A questo punto della narrazione Luca sposta la scena negli ambienti del palazzo reale dove risiede Erode che, sentendo parlare di un certo Gesù, s’informa sulla sua attività. Tra i suoi informatori c’è chi l’associa a Giovanni il Battista, il cui spirito sarebbe passato al Nazareno, c’è chi invece s’ispira alla tradizione biblica scorgendo nella personalità di Gesù i tratti caratteristici di un profeta. Tuttavia Erode, che sembra non si sia perdonata la sua morte, si fa convinto che il Battista sia risorto. Erode sembra perseguitato dal fantasma di Giovanni Battista che crede sia ritornato per “vendicare” la sua morte. Luca, attraverso un flashback narrativo, fa riemergere un dato del passato attraverso lo sguardo di Erode. Dal racconto emerge la figura di Erode come una persona che, da una parte riconosce la verità della denuncia della parola di Dio, dall’altra è debole nel contrastare tutte quelle forme di screditamento e repressione della voce del profeta. Erode con il suo atteggiamento potrebbe impersonificare quell’uomo che si lascia interrogare salutarmente dalla Parola di Dio, la medita, ma non trova applicazione pratica nel suo vissuto. Per questo motivo la giustizia cede il posto all’orgoglio di non volersi contraddire, chiedere scusa o rinnegare impegni presi con leggerezza e in maniera sconsiderata. Il male si presenta sempre in modo seducente e risveglia in noi un’esuberanza che si confonde con generosità, ma che ben presto porta a non essere in grado di opporre una giusta resistenza alle richieste e alle conseguenze del male. Cedere alle lusinghe del male ci porta ad essere più deboli o addirittura dipendenti da ciò che sappiamo essere cattivo.
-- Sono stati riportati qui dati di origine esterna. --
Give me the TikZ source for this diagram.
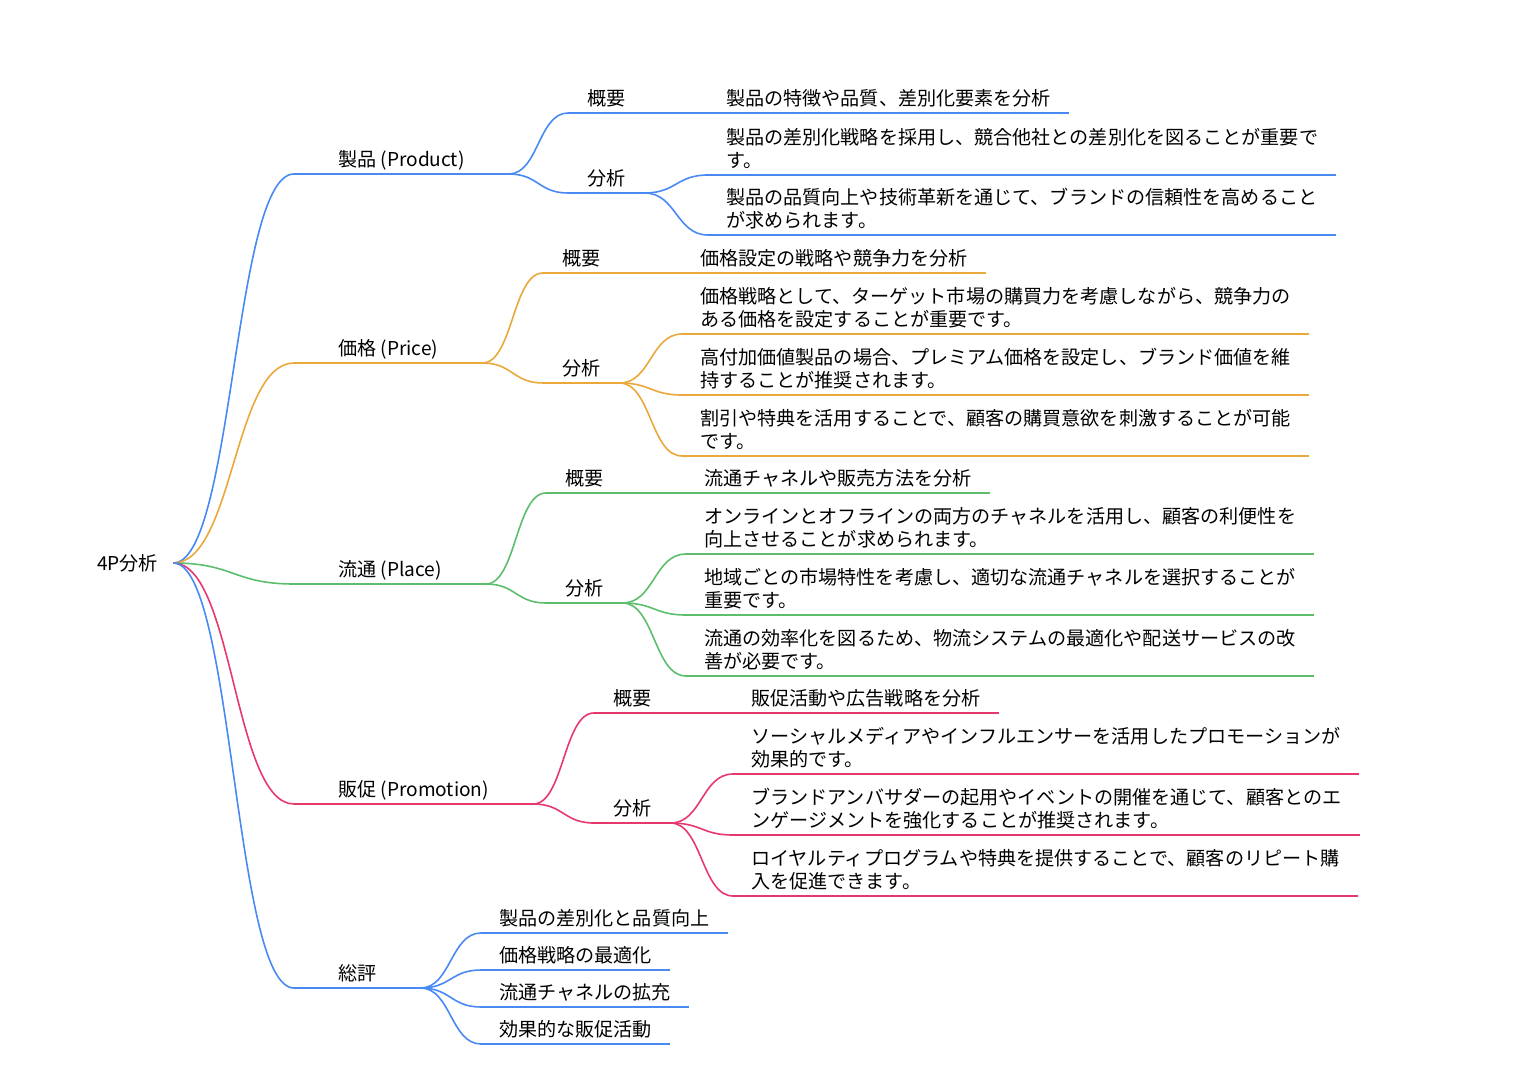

Erode sembra quasi contento che Gesù sia una sorta di reincarnazione del Battista perché intravede nel maestro di Nazaret la “rivincita” di Dio, la sua vittoria sulla morte. A modo suo Erode afferma che, nonostante il male commesso da lui, Dio è fedele al suo popolo e invia un uomo con lo stesso spirito di Giovanni Battista. Siamo invitati a riconoscere l’Erode che c’è in noi: da una parte la ragione riconosce la logicità del discorso di Dio che chiede di tornare suoi propri passi per sanare situazioni incresciose causate dal peccato, dall’altro la volontà di bene, fiaccata dall’orgoglio e dalla vanità, si scioglie come neve al sole difronte alle conseguenze dei peccati che legano mani e piedi e impediscono di fare la cosa giusta.
Auguro a tutti una serena giornata e vi benedico di cuore!